Il calcio non rientra negli sport per i quali la DDR, la Germania Est, ha programmato di stupire il mondo, non rientra in quegli sport dove il blocco sovietico ha deciso che la propaganda è molto importante e bisogna far vedere al mondo intero l’efficienza del sistema comunista. Pertanto il calcio è lasciato un po’ ai margini in tale contesto, ad una sana improvvisazione, la partita si gioca ma si può dire che non vive il classico clima della guerra fredda, è una formalità che la squadra del blocco occidentale (che dopo, non a caso vincerà il titolo mondiale) si appresta ad espletare con poco clamore. Ma il clamore fra due nazioni simili è inevitabile perché qui ci sono i cugini sfigati, quelli comunisti che non possono scappare dalla DDR contro i cugini ricchi che in pochi anni si sono rimessi in modo splendido dalle ferite della guerra, interpretano il sistema capitalista alla grande e stanno facendo vedere al resto del mondo con che efficienza funziona questo sistema. Accade che al 77° minuto di quell’incontro particolare tale Jurghen Sparwasser mezz’ala della DDR segni un bel gol e quel gol è forse uno dei momenti più importanti della storia dello sport di tutti i tempi. C’è uno stadio quasi tutto muto a vedere quel gol, i tedeschi dell’Est sono si e no la decima parte di quelli dell’Ovest in quello stadio, si gioca ad Amburgo. E però quei pochi impazziscono come impazziscono i giocatori in campo in un tripudio incontenibile come impazzisce una intera nazione davanti alla televisione a vedere quella partita che doveva contare poco.

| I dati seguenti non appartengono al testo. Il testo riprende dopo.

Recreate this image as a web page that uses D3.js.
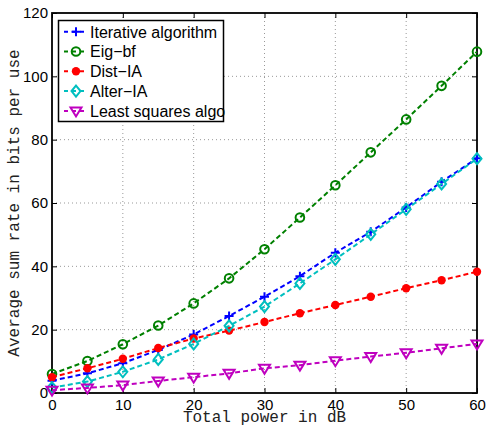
<!DOCTYPE html>
<html>
<head>
<meta charset="utf-8">
<script src="https://cdn.jsdelivr.net/npm/d3@7"></script>
<style>
  body { margin: 0; background: #fff; }
  svg { display: block; }
  .tick text { font-family: "Liberation Sans", Arial, sans-serif; font-size: 15px; fill: #000; }
  .axlabel { font-family: "Liberation Mono", "DejaVu Sans Mono", monospace; font-size: 16px; fill: #222; }
  .legend text { font-family: "Liberation Sans", Arial, sans-serif; font-size: 16px; fill: #000; }
</style>
</head>
<body>
<svg width="486" height="426"></svg>
<script>
// x values (total power in dB)
const power = [0, 5, 10, 15, 20, 25, 30, 35, 40, 45, 50, 55, 60];

const iterative = [3.9, 6.2, 9.4, 13.6, 18.5, 24.3, 30.4, 36.9, 44.3, 50.9, 58.6, 66.7, 74.1];
const eigBf     = [6.0, 10.1, 15.4, 21.3, 28.3, 36.2, 45.4, 55.4, 65.6, 76.0, 86.4, 97.0, 107.8];
const distIA    = [5.0, 7.8, 10.8, 14.2, 17.2, 19.7, 22.4, 25.2, 27.8, 30.4, 33.1, 35.6, 38.3];
const alterIA   = [1.7, 3.6, 6.7, 10.6, 15.5, 21.2, 27.3, 34.6, 42.2, 50.1, 58.0, 66.0, 74.0];
const leastSq   = [0.9, 1.6, 2.5, 3.8, 5.0, 6.2, 7.8, 8.8, 10.2, 11.5, 12.7, 14.1, 15.5];

const seriesNames = ["Iterative algorithm", "Eig\u2212bf", "Dist\u2212IA", "Alter\u2212IA", "Least squares algo"];
const xTicks = [0, 10, 20, 30, 40, 50, 60];
const yTicks = [0, 20, 40, 60, 80, 100, 120];

const series = [
  { name: seriesNames[0], values: iterative, color: "#0000ff", marker: "plus" },
  { name: seriesNames[1], values: eigBf,     color: "#008000", marker: "circle" },
  { name: seriesNames[2], values: distIA,    color: "#ff0000", marker: "dot" },
  { name: seriesNames[3], values: alterIA,   color: "#00bfbf", marker: "diamond" },
  { name: seriesNames[4], values: leastSq,   color: "#bf00bf", marker: "triangle" }
];

const svg = d3.select("svg");
const pL = 52, pR = 477, pT = 13, pB = 393;

const x = d3.scaleLinear().domain([0, 60]).range([pL, pR]);
const y = d3.scaleLinear().domain([0, 120]).range([pB, pT]);

// grid
const grid = svg.append("g");
grid.selectAll("line.gx").data(xTicks.slice(1, -1)).enter().append("line")
  .attr("x1", d => x(d)).attr("x2", d => x(d)).attr("y1", pT).attr("y2", pB)
  .attr("stroke", "#999").attr("stroke-width", 1).attr("stroke-dasharray", "1,3");
grid.selectAll("line.gy").data(yTicks.slice(1, -1)).enter().append("line")
  .attr("x1", pL).attr("x2", pR).attr("y1", d => y(d)).attr("y2", d => y(d))
  .attr("stroke", "#999").attr("stroke-width", 1).attr("stroke-dasharray", "1,3");

// axes with inward ticks
svg.append("g").attr("transform", `translate(0,${pB})`)
  .call(d3.axisBottom(x).tickValues(xTicks).tickSize(-5).tickPadding(6))
  .call(g => g.select(".domain").remove());
svg.append("g").attr("transform", `translate(${pL},0)`)
  .call(d3.axisLeft(y).tickValues(yTicks).tickSize(-5).tickPadding(4))
  .call(g => g.select(".domain").remove());
svg.append("g").attr("transform", `translate(0,${pT})`)
  .call(d3.axisTop(x).tickValues(xTicks).tickSize(-5).tickFormat(""))
  .call(g => g.select(".domain").remove());
svg.append("g").attr("transform", `translate(${pR},0)`)
  .call(d3.axisRight(y).tickValues(yTicks).tickSize(-5).tickFormat(""))
  .call(g => g.select(".domain").remove());
svg.selectAll(".tick line").attr("stroke", "#000").attr("stroke-width", 1);

svg.append("rect")
  .attr("x", pL).attr("y", pT).attr("width", pR - pL).attr("height", pB - pT)
  .attr("fill", "none").attr("stroke", "#000").attr("stroke-width", 1.8);

function drawMarker(g, type, color) {
  if (type === "plus") {
    g.append("path").attr("d", "M-4.5,0H4.5M0,-4.5V4.5")
      .attr("stroke", color).attr("stroke-width", 2).attr("fill", "none");
  } else if (type === "circle") {
    g.append("circle").attr("r", 4.3)
      .attr("stroke", color).attr("stroke-width", 2).attr("fill", "none");
  } else if (type === "dot") {
    g.append("circle").attr("r", 4.2).attr("fill", color);
  } else if (type === "diamond") {
    g.append("path").attr("d", "M0,-5.5L4.5,0L0,5.5L-4.5,0Z")
      .attr("stroke", color).attr("stroke-width", 2).attr("fill", "none");
  } else if (type === "triangle") {
    g.append("path").attr("d", "M-5.5,-3.5L5.5,-3.5L0,5.5Z")
      .attr("stroke", color).attr("stroke-width", 2).attr("fill", "none");
  }
}

const line = d3.line().x((d, i) => x(power[i])).y(d => y(d));

series.forEach(s => {
  svg.append("path").datum(s.values)
    .attr("d", line)
    .attr("fill", "none").attr("stroke", s.color)
    .attr("stroke-width", 2).attr("stroke-dasharray", "5,3");
  s.values.forEach((v, i) => {
    const g = svg.append("g").attr("transform", `translate(${x(power[i])},${y(v)})`);
    drawMarker(g, s.marker, s.color);
  });
});

// axis labels
svg.append("text").attr("class", "axlabel")
  .attr("x", (pL + pR) / 2).attr("y", 422).attr("text-anchor", "middle")
  .text("Total power in dB");
svg.append("text").attr("class", "axlabel")
  .attr("transform", `translate(18.5,${(pT + pB) / 2}) rotate(-90)`)
  .attr("text-anchor", "middle")
  .text("Average sum rate in bits per use");

// legend
const lg = svg.append("g").attr("class", "legend");
lg.append("rect").attr("x", 58.5).attr("y", 20.5).attr("width", 165).attr("height", 101)
  .attr("fill", "#fff").attr("stroke", "#000").attr("stroke-width", 1.5);
series.forEach((s, i) => {
  const cy = 31.7 + i * 19.8;
  lg.append("line").attr("x1", 64).attr("x2", 84).attr("y1", cy).attr("y2", cy)
    .attr("stroke", s.color).attr("stroke-width", 2).attr("stroke-dasharray", "4,4");
  const g = lg.append("g").attr("transform", `translate(76,${cy})`);
  drawMarker(g, s.marker, s.color);
  lg.append("text").attr("x", 90).attr("y", cy + 5.8).text(s.name);
});
</script>
</body>
</html>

Quel gol è il simbolo di un riscatto sociale, anni di oppressione che si riscattano in un gol e qualcuno potrebbe dire che tutto doveva confluire in quel gol. Perché è esistita una DDR che ha commesso errori storici clamorosi e che ha fallito clamorosamente un piano sociale che doveva portare a ben altri obiettivi? Perché doveva arrivare quel gol. E’ chiaro che questa è pura follia e non potrà mai esistere un gol che riscatta un popolo ma se nelle disgrazie emergono anche i momenti di gioia profonda in quella oppressione epocale quel goal è un bagliore accecante che ha scosso i sentimenti di una intera nazione.

Lo sport ha di queste magie e si trovano ancor più nei campi di periferia che negli incontri che vanno in televisione. Trattando di un qualcosa che la televisione ha avuto il merito di trasmettere a tutto il mondo il gol di Sparwasser è quell’imprevisto che si concretizza in una situazione più unica che rara.

E’ successo quasi 48 anni fa e mi va di raccontarne stasera che è una triste serata di televisione e politica autoreferenziali. Mi consolo con vicende dello sport di 48 anni fa, si vive anche di ricordi.